This is part of a four-post series, covering:
- Annoying Hadoop marketing themes that should be ignored.
- Hadoop versions and distributions, and their readiness or lack thereof for production.
- In general, how “enterprise-ready” is Hadoop?
- HBase 0.92 (this post)
As part of my recent round of Hadoop research, I talked with Cloudera’s Todd Lipcon. Naturally, one of the subjects was HBase, and specifically HBase 0.92. I gather that the major themes to HBase 0.92 are:
- Performance, scalability, and so on.
- “Coprocessors”, which are like triggers or stored procedures.
- Security, as the first major application of co-processors.
HBase coprocessors are Java code that links straight into HBase. As with other DBMS extensions of the “links straight into the DBMS code” kind,* HBase coprocessors seem best suited for very sophisticated users and third parties.** Evidently, coprocessors have already been used to make HBase security more granular — role-based, per-column-family/per-table, etc.
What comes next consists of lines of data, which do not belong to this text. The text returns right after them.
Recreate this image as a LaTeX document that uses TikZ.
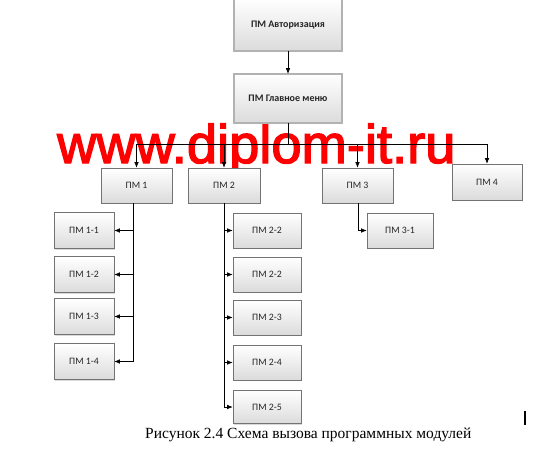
\documentclass[tikz,border=0pt]{standalone}
\usepackage{fontspec}
\setmainfont{Liberation Serif}
\newfontfamily\carlito{Carlito}
\newfontfamily\wmfont[FakeBold=2.5]{Liberation Sans}
\usetikzlibrary{arrows.meta,shadows,calc}
\begin{document}
\begin{tikzpicture}[x=1pt,y=-1pt,
  box/.style={draw=black!55, line width=0.6pt, top color=white, bottom color=black!14,
    drop shadow={shadow xshift=1.2pt, shadow yshift=-1.2pt, fill=black!25, opacity=0.6},
    text=black!85, font=\carlito\fontsize{9.8}{11}\selectfont, inner sep=0pt},
  topbox/.style={box, draw=black!80, double=black!30, double distance=1.6pt, line width=0.5pt,
    font=\carlito\bfseries\fontsize{10}{11}\selectfont},
  conn/.style={draw=black, line width=0.6pt},
  arr/.style={conn, -{Latex[length=5.5pt,width=4.5pt]}}]
\useasboundingbox (0,0) rectangle (546,460);
% watermark
\node[anchor=base west, inner sep=0pt, text=red, font=\wmfont\fontsize{54.3}{60}\selectfont] (wm) at (57,163) {www.diplom-it.ru};
% nodes
\node[topbox, minimum width=108pt, minimum height=52pt] (auth) at (288,25) {ПМ Авторизация};
\node[topbox, minimum width=108pt, minimum height=49pt] (menu) at (288,98.5) {ПМ Главное меню};
\node[box, minimum width=71pt, minimum height=35pt] (pm1) at (136.5,185.5) {ПМ 1};
\node[box, minimum width=72pt, minimum height=35pt] (pm2) at (224,185.5) {ПМ 2};
\node[box, minimum width=71pt, minimum height=35pt] (pm3) at (357.5,185.5) {ПМ 3};
\node[box, minimum width=70pt, minimum height=36pt] (pm4) at (487,182) {ПМ 4};
\node[box, minimum width=60pt, minimum height=36pt] (pm11) at (84,230.5) {ПМ 1-1};
\node[box, minimum width=60pt, minimum height=36pt] (pm12) at (84,274.5) {ПМ 1-2};
\node[box, minimum width=60pt, minimum height=36pt] (pm13) at (84,316.5) {ПМ 1-3};
\node[box, minimum width=60pt, minimum height=36pt] (pm14) at (84,361.5) {ПМ 1-4};
\node[box, minimum width=68pt, minimum height=35pt] (pm21) at (267,230.5) {ПМ 2-2};
\node[box, minimum width=68pt, minimum height=35pt] (pm22) at (267,274.5) {ПМ 2-2};
\node[box, minimum width=68pt, minimum height=35pt] (pm23) at (267,317.5) {ПМ 2-3};
\node[box, minimum width=68pt, minimum height=35pt] (pm24) at (267,362.5) {ПМ 2-4};
\node[box, minimum width=68pt, minimum height=33pt] (pm25) at (267,407) {ПМ 2-5};
\node[box, minimum width=66pt, minimum height=35pt] (pm31) at (400,230.5) {ПМ 3-1};
% connectors
\draw[arr] (auth.south) -- (menu.south |- menu.north);
\draw[conn] (menu.south) -- ++(0,21) coordinate (bus);
\draw[arr] (bus) -| (pm1.north);
\draw[arr] (bus) -| (pm2.north);
\draw[arr] (bus) -| (pm3.north);
\draw[arr] (bus) -| (pm4.north);
\foreach \n in {pm11,pm12,pm13,pm14}{
  \draw[arr] ([xshift=-3pt]pm1.south) |- (\n.east);}
\foreach \n in {pm21,pm22,pm23,pm24,pm25}{
  \draw[arr] (pm2.south) |- (\n.west);}
\draw[arr] ([xshift=0.5pt]pm3.south) |- (pm31.west);
% caption
\node[anchor=base west, inner sep=0pt, font=\fontsize{15.5}{17}\selectfont] (cap) at (145,438) {Рисунок 2.4 Схема вызова программных модулей};
\coordinate (cur1) at (525,411);
\coordinate (cur2) at (525,425);
\draw[line width=1.2pt] (cur1) -- (cur2);
\end{tikzpicture}
\end{document}
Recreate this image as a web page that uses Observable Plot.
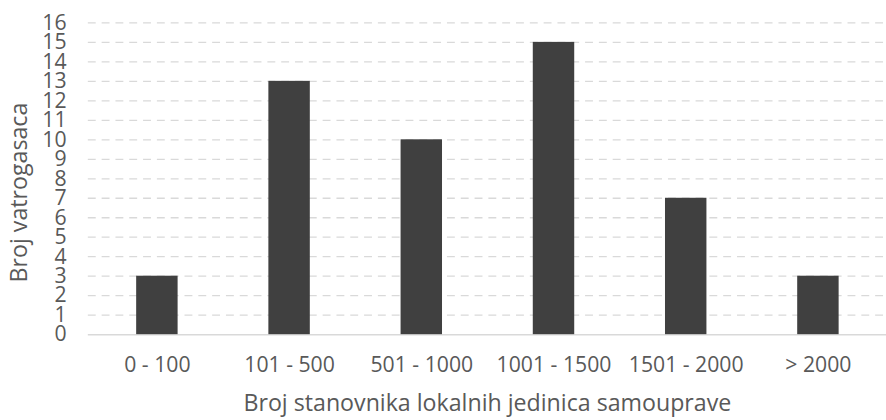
<!DOCTYPE html>
<html>
<head>
<meta charset="utf-8">
<script src="https://cdn.jsdelivr.net/npm/d3@7"></script>
<script src="https://cdn.jsdelivr.net/npm/@observablehq/plot@0.6"></script>
<style>
  html, body { margin: 0; padding: 0; background: #fff; overflow: hidden; }
  #chart { width: 886px; height: 420px; overflow: hidden; }
  #chart svg { display: block; }
</style>
</head>
<body>
<div id="chart"></div>
<script>
const categories = ["0 - 100", "101 - 500", "501 - 1000", "1001 - 1500", "1501 - 2000", "> 2000"];
const values = [3, 13, 10, 15, 7, 3];
const yTicks = d3.range(0, 17);
const yTitle = "Broj vatrogasaca";
const xTitle = "Broj stanovnika lokalnih jedinica samouprave";

const data = categories.map((c, i) => ({category: c, value: values[i]}));

const textColor = "#595959";
const chart = Plot.plot({
  width: 898,
  height: 420,
  marginLeft: 89,
  marginRight: 0,
  marginTop: 22.7,
  marginBottom: 81.3,
  style: {fontFamily: "'Open Sans', sans-serif", fontSize: "21.5px", color: textColor, background: "#fff", overflow: "visible"},
  x: {domain: categories, paddingInner: 0.69, paddingOuter: 0.345, label: null},
  y: {domain: [0, 16], label: null},
  marks: [
    Plot.gridY(yTicks.filter(d => d > 0), {stroke: "#d9d9d9", strokeOpacity: 1, strokeWidth: 1.3, strokeDasharray: "8,6"}),
    Plot.ruleY([0], {stroke: "#d9d9d9", strokeWidth: 1.5}),
    Plot.barY(data, {x: "category", y: "value", fill: "#404040"}),
    Plot.axisY(yTicks, {tickSize: 0, tickPadding: 22, label: null, fill: textColor, fontSize: 21.5}),
    Plot.axisX({tickSize: 0, tickPadding: 23, label: null, fill: textColor, fontSize: 21.5}),
    Plot.text([yTitle], {frameAnchor: "left", textAnchor: "middle", lineAnchor: "middle", dx: -69.7, dy: 14, rotate: -90, fill: textColor, fontSize: 23.5}),
    Plot.text([xTitle], {frameAnchor: "bottom", textAnchor: "middle", lineAnchor: "middle", dy: 69.5, dx: 0, fill: textColor, fontSize: 23.5})
  ]
});
document.getElementById("chart").appendChild(chart);
</script>
</body>
</html>
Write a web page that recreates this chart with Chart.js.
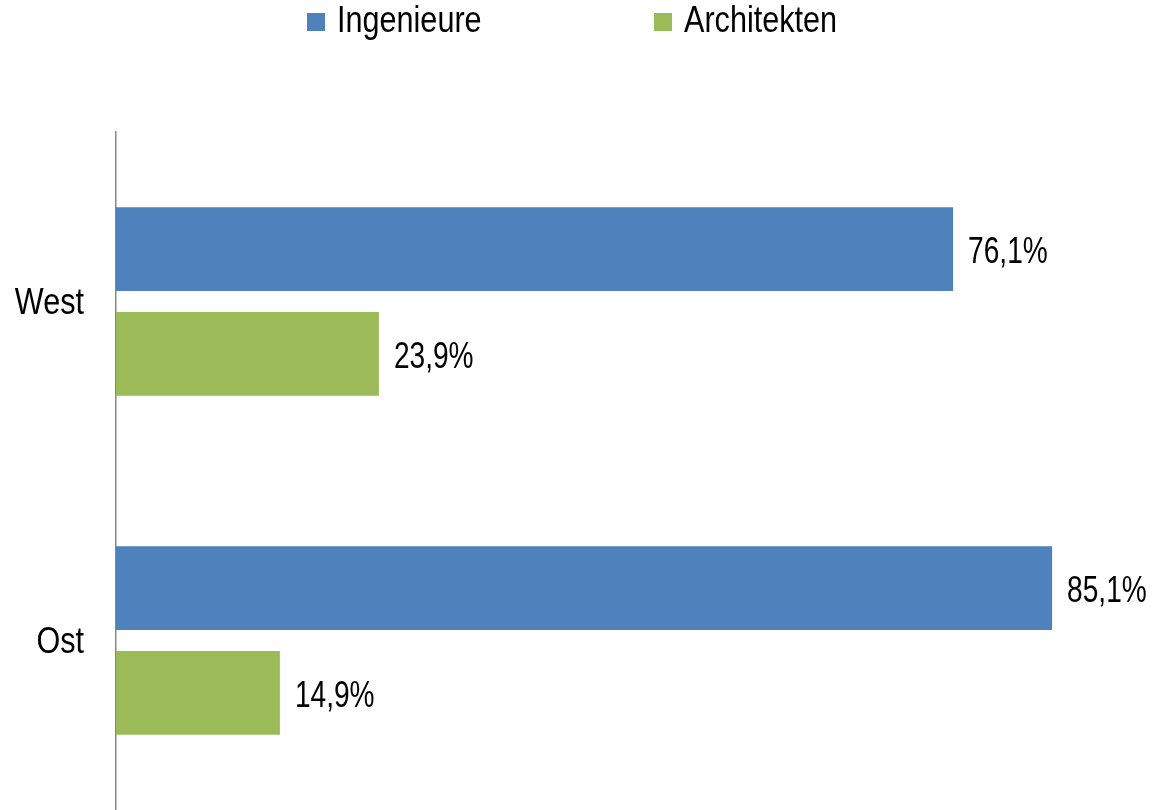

Further, Todd thinks coprocessors could serve as a good basis for future HBase enhancements in areas such as aggregation or secondary indexing.
*Examples include unfenced C++ extensions to analytic RDBMS or — which mattered more in the 1990s than now — “blade”/”cartridge”/datatype extensions to extensible RDBMS such as Illustra, Informix, Oracle, or DB2.
**Admittedly, in the current HBase community, a considerable fraction of user organizations fit the “very sophisticated”/co-developer template.
As for scalability and performance, it seems the advances there match clichés such as “low-hanging fruit” or Bottleneck Whack-a-Mole.
- HBase b-trees used to be restricted to two levels; now they aren’t.
- Replication among data centers has been strengthened (I eventually hear that about most NoSQL projects that aren’t Cassandra ).
- HBase inherits some performance improvements in HBase itself.
Overall, Todd says several tests have indicated HBase performance improvements of 60% or better, with some particular cases of course going much higher (up to 2 1/2X).
My whole HBase discussion with Todd was pretty short, actually; just one of several subjects in a one-hour call. But we did squeeze in one topic that wasn’t 0.92-specific — namely, what does HBase storage tend to be like? Notes on that included:
- HBase working sets are commonly in RAM, or else have cache hit ratios in at least the 60-80% range.
- Solid-state memory isn’t generally used for HBase persistence. Small fast disks are beginning to appear.
- When you do short-request and MapReduce processing against the same HBase database, the MapReduce part is usually still done using cheaper disks.